Sometimes Derrida was brilliant, but more often, with his puns, jargon, and surrealistic bent, he was precious and self-indulgent, the philosopher-prince of this, the Third Sophistic.  What was worse was the political and cultural interpretation to which Derrida was put, and he was glad to be used.  The nihilistic relativism that deconstruction implied fit with the agenda of his day.  Strangely enough—or perhaps I should say, familiarly enough—the professors of literature are rarely content with the privileges of their profession.  They want to write not analyses or accounts but political prescriptions.  The radicalism of the 60’s morphed in the ways that we know, and much of the nonsense we have heard about “hierarchy” and “privilege” and Jane Austen—that colonialist, racist oppressor—was fortified by Derri-dean citations.  And this junk thought was hardly rebuked as it emerged from privileged professors, snug in their tenured academic hierarchy, consuming goodies imported from cheap labor in the Third World.  Chairman Mao and Mr. Pol Pot had an answer for such people, but the gap between the academic practice and the political theory was too much for such sleek academics to comprehend.  Perhaps it was Derrida’s jargon that did the cognitive damage.

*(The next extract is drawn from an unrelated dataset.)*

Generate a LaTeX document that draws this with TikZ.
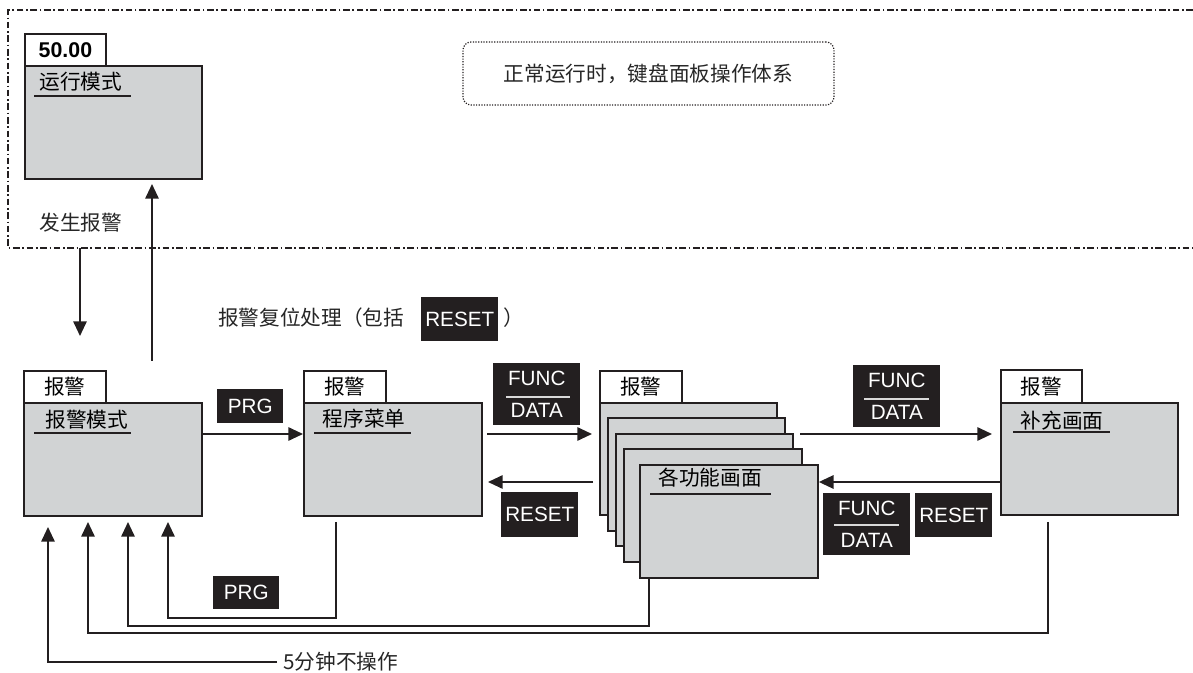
\documentclass[tikz,border=0pt]{standalone}
\usepackage{fontspec}
\setmainfont{Liberation Sans}
\newfontfamily\cjk{Noto Sans CJK SC}
\usetikzlibrary{arrows.meta,calc}
\definecolor{boxgray}{HTML}{D1D3D4}
\definecolor{linec}{HTML}{231F20}
\definecolor{keyblack}{HTML}{231F20}
\begin{document}
\begin{tikzpicture}[x=0.75pt,y=-0.75pt,
  wh/.style 2 args={minimum width=#1*0.75pt, minimum height=#2*0.75pt},
  graybox/.style={draw=linec, fill=boxgray, line width=1.4pt, anchor=north west, inner sep=0pt},
  tabbox/.style={draw=linec, fill=white, line width=1.4pt, anchor=north west, inner sep=0pt, font=\cjk\fontsize{15.5}{18}\selectfont},
  key/.style={fill=keyblack, text=white, anchor=north west, inner sep=0pt, align=center, font=\fontsize{15.5}{24}\selectfont},
  title/.style={font=\cjk\fontsize{15.5}{18}\selectfont, inner sep=0pt, text=black},
  plain/.style={font=\cjk\fontsize{15.5}{18}\selectfont, inner sep=0pt, text=black!85},
  uline/.style={draw=linec, line width=1.2pt},
  sepline/.style={draw=white!85!black, line width=1.1pt},
  conn/.style={draw=linec, line width=1.4pt, line join=miter},
  arr/.style={conn, -{Triangle[length=11pt,width=10pt]}},
  frame/.style={draw=linec, line width=1.2pt, dash pattern=on 5pt off 2pt on 1.2pt off 2pt},
  notebox/.style={draw=linec, line width=0.9pt, dash pattern=on 0.9pt off 1.1pt, rounded corners=6pt, inner sep=0pt}
]
\useasboundingbox (0,0) rectangle (1193,673);

% outer dash-dot frame (open to the right)
\draw[frame] (1193,10) -- (8,10) -- (8,248) -- (1193,248);

% run mode
\node[tabbox, wh={81}{32}, font=\bfseries\fontsize{16}{18}\selectfont] (runtab) at (24,33) {50.00};
\node[graybox, wh={177}{113}] (run) at (24,65) {};
\node[title] (runt) at (81,82) {运行模式};
\draw[uline] (34,96) -- (131,96);

% note
\node[notebox, wh={371}{63}, plain] (note) at (648.5,73.5) {正常运行时，键盘面板操作体系};

% alarm text
\node[plain] (occ) at (81,223) {发生报警};
\node[plain, anchor=west] (rsttxt) at (218,318) {报警复位处理（包括};
\node[key, wh={77}{44}] (rst0) at (421,297) {RESET};
\node[plain, anchor=west] (paren) at (503,318) {）};

% alarm mode
\node[graybox, wh={178}{113}] (alm) at (23,402) {};
\node[tabbox, wh={82}{32}] (tab1) at (23,370) {报警};
\node[title] (almt) at (87,420) {报警模式};
\draw[uline] (34,433) -- (131,433);

% program menu
\node[graybox, wh={178}{113}] (prog) at (303,402) {};
\node[tabbox, wh={82}{32}] (tab2) at (303,370) {报警};
\node[title] (progt) at (364,419) {程序菜单};
\draw[uline] (314,433) -- (411,433);

% stack of function screens
\node[graybox, wh={177}{112}] (s1) at (599,402) {};
\node[graybox, wh={177}{113}] (s2) at (607,417) {};
\node[graybox, wh={177}{112}] (s3) at (615,433) {};
\node[graybox, wh={178}{113}] (s4) at (623,448) {};
\node[graybox, wh={178}{113}] (s5) at (639,464) {};
\node[tabbox, wh={82}{32}] (tab3) at (599,370) {报警};
\node[title] (s5t) at (710,478) {各功能画面};
\draw[uline] (650,494) -- (771,494);

% supplement screen
\node[graybox, wh={177}{112}] (supbox) at (1000,402) {};
\node[tabbox, wh={81}{33}] (tab4) at (1000,369) {报警};
\node[title] (supt) at (1062,421) {补充画面};
\draw[uline] (1013,432) -- (1110,432);

% key labels
\node[key, wh={66}{34}] (prg1) at (217,389) {PRG};
\node[key, wh={87}{62}] (fd1) at (493,363) {FUNC\\DATA};
\draw[sepline] ($(fd1.north west)+(13,34)$) -- ($(fd1.north west)+(77,34)$);
\node[key, wh={77}{45}] (rst1) at (501,492) {RESET};
\node[key, wh={87}{62}] (fd2) at (853,365) {FUNC\\DATA};
\draw[sepline] ($(fd2.north west)+(11,34)$) -- ($(fd2.north west)+(76,34)$);
\node[key, wh={87}{62}] (fd3) at (823,493) {FUNC\\DATA};
\draw[sepline] ($(fd3.north west)+(11,32)$) -- ($(fd3.north west)+(76,32)$);
\node[key, wh={77}{44}] (rst2) at (915,493) {RESET};
\node[key, wh={66}{33}] (prg2) at (213,576) {PRG};
\node[plain, anchor=west] (five) at (283,662) {5分钟不操作};

% connectors
\coordinate (y434) at (0,434);
\coordinate (y482) at (0,482);
\coordinate (occs) at (80,248);
\coordinate (occe) at (80,336);
\draw[arr] (occs) -- (occe);
\coordinate (ups) at (152,361);
\coordinate (upe) at (152,184);
\draw[arr] (ups) -- (upe);
\draw[arr] (alm.east |- y434) -- (prog.west |- y434);
\coordinate (a1s) at (487,434);
\coordinate (a1e) at (592,434);
\draw[arr] (a1s) -- (a1e);
\coordinate (b1s) at (593,482);
\coordinate (b1e) at (488,482);
\draw[arr] (b1s) -- (b1e);
\coordinate (a2s) at (800,434);
\coordinate (a2e) at (992,434);
\draw[arr] (a2s) -- (a2e);
\draw[arr] (supbox.west |- y482) -- (s5.east |- y482);

% return paths
\coordinate (r1s) at (336,522);
\coordinate (r1e) at (168,522);
\draw[arr] (r1s) |- (168,618) -- (r1e);
\coordinate (r2s) at ($(s5.south west)+(10,0)$);
\coordinate (r2e) at (128,522);
\draw[arr] (r2s) |- (128,626) -- (r2e);
\coordinate (r3s) at (1048,522);
\coordinate (r3e) at (88,522);
\draw[arr] (r3s) |- (88,633) -- (r3e);
\coordinate (r4e) at (48,527);
\draw[arr] ($(five.west)+(-6,0)$) -| (r4e);
\end{tikzpicture}
\end{document}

So the Derridean moment has passed, and now Derrida has passed on as well.  Still, for some people in this world, there is indeed a transcendental signified, Derrida to the contrary notwithstanding.  The cult of Jacques Derrida was finally not a philosophical or even a sophistical one but a political one as destructive as it is obsolete.  If Americans require for their admiration an ironic Frenchman, they might find more to love in the late Jacques Tati than in the late Jacques Derrida.